Quindi il viaggio dipende solo dalla logistica e dalla sicurezza?
«Immagino che vi siano da considerare anche altre questioni legate alle relazioni con Mosca, che suppongo non stia caldeggiando un progetto simile, tuttavia non sono competente e spetta a Roma fare una valutazione complessiva. Io ho solo sotto gli occhi un quadro parziale. Certamente a queste condizioni si tratterebbe di un viaggio papale atipico, non un vero viaggio apostolico che prevede l'incontro con la gente. Posso però immaginare alcuni momenti profetici di vicinanza al popolo sofferente, forse la messa in cattedrale e forse anche l'incontro con il consiglio delle Chiese. Un organismo che in questo momento è davvero molto unito. Ma mi creda, le mie sono solo analisi. Leggo sui siti e vedo in tv che questo viaggio è dato quasi per fatto.
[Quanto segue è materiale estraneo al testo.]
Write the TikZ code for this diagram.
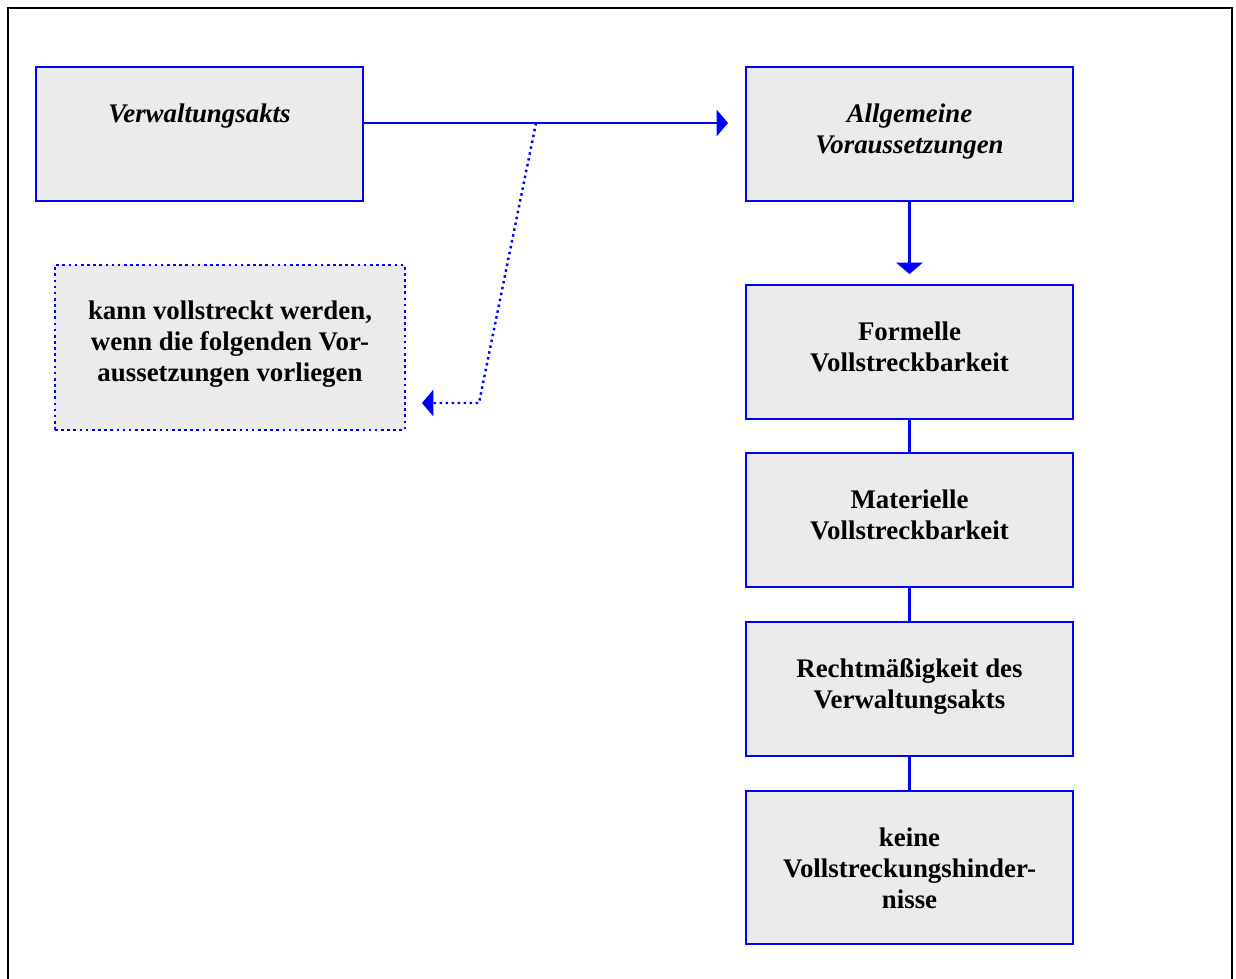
\documentclass[tikz,border=0pt]{standalone}
\usepackage{fontspec}
\setmainfont{Liberation Serif}
\usetikzlibrary{arrows.meta}

\tikzset{
  kasten/.style={draw=blue, line width=1.5pt, fill=black!8, inner sep=0pt, outer sep=0pt,
    minimum width=6.54cm, minimum height=2.68cm},
  schrift/.style={anchor=north, align=center, inner sep=0pt,
    font=\fontsize{15.3}{17.7}\selectfont\bfseries},
  verbinder/.style={color=blue, line width=1.4pt},
  spitze/.style={-{Triangle[length=6.5pt,width=15pt]}},
  punktiert/.style={verbinder, dotted, line width=1.4pt}
}

\begin{document}
\begin{tikzpicture}[x=0.02cm, y=-0.02cm]
      \useasboundingbox (0,0) rectangle (1236,978);

      % outer frame
      \draw[line width=1.3pt] (8,990) -- (8,8) -- (1232,8) -- (1232,990);

      % boxes
      \node[kasten] (akt) at (199.5,134) {};
      \node[kasten] (allg) at (909.5,134) {};
      \node[kasten, dotted, line width=1.4pt, minimum width=7cm, minimum height=3.3cm] (kann) at (230,347.5) {};
      \node[kasten] (formell) at (909.5,352) {};
      \node[kasten] (materiell) at (909.5,520) {};
      \node[kasten] (recht) at (909.5,689) {};
      \node[kasten, minimum height=3.06cm] (keine) at (909.5,867.5) {};

      % texts
      \node[schrift] (akt-t) at ([yshift=-0.72cm]akt.north) {\itshape Verwaltungsakts};
      \node[schrift] (allg-t) at ([yshift=-0.72cm]allg.north) {\itshape Allgemeine\\\itshape Voraussetzungen};
      \node[schrift] (kann-t) at ([yshift=-0.70cm]kann.north) {kann vollstreckt werden,\\wenn die folgenden Vor-\\aussetzungen vorliegen};
      \node[schrift] (formell-t) at ([yshift=-0.72cm]formell.north) {Formelle\\Vollstreckbarkeit};
      \node[schrift] (materiell-t) at ([yshift=-0.72cm]materiell.north) {Materielle\\Vollstreckbarkeit};
      \node[schrift] (recht-t) at ([yshift=-0.72cm]recht.north) {Rechtmäßigkeit des\\Verwaltungsakts};
      \node[schrift] (keine-t) at ([yshift=-0.72cm]keine.north) {keine\\Vollstreckungshinder-\\nisse};

      % connectors
      \coordinate (ab) at (536,123);
      \coordinate (knick) at (479,403);
      \draw[verbinder, spitze] (akt.east |- ab) -- ([xshift=-0.36cm]allg.west |- ab);
      \draw[punktiert, spitze] (ab) -- (knick) -- ([xshift=0.34cm]kann.east |- knick);
      \draw[verbinder, spitze] (allg.south) -- ([yshift=0.22cm]formell.north);
      \draw[verbinder] (formell) -- (materiell);
      \draw[verbinder] (materiell) -- (recht);
      \draw[verbinder] (recht) -- (keine);
    \end{tikzpicture}
\end{document}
Al momento però lo stato delle cose è questo».
Vivere sotto i missili è una esperienza scioccante, lo si vede sui volti dei profughi che arrivano in Europa...
«In questi due giorni non abbiamo sentito nessun missile, sabato scorso era la prima giornata senza artiglieria. Le notizie ci arrivano mescolate e cariche di dolore. Karkhiv e Mariupol, città molto grandi, sono state ampiamente distrutte in tanti quartieri. C'è gente che è ancora rifugiata nella metro. Si osserva cosa accade nelle zone in cui l'esercito russo ha completato il ritiro. Civili per strada morti con le mani legate dietro. A Bucha i testimoni parlano di corpi di donne nude pronti per essere bruciati, evidentemente erano state violate. Bambini colpiti da arma da fuoco a bruciapelo, alla testa. I militari hanno derubato le case, svuotandole di tutto, lavastoviglie, cabine doccia, bagni. La guerra ha un volto feroce».
Cosa si può fare?
«Pregare, pregare, pregare. Stavolta serve davvero l'aiuto di Dio».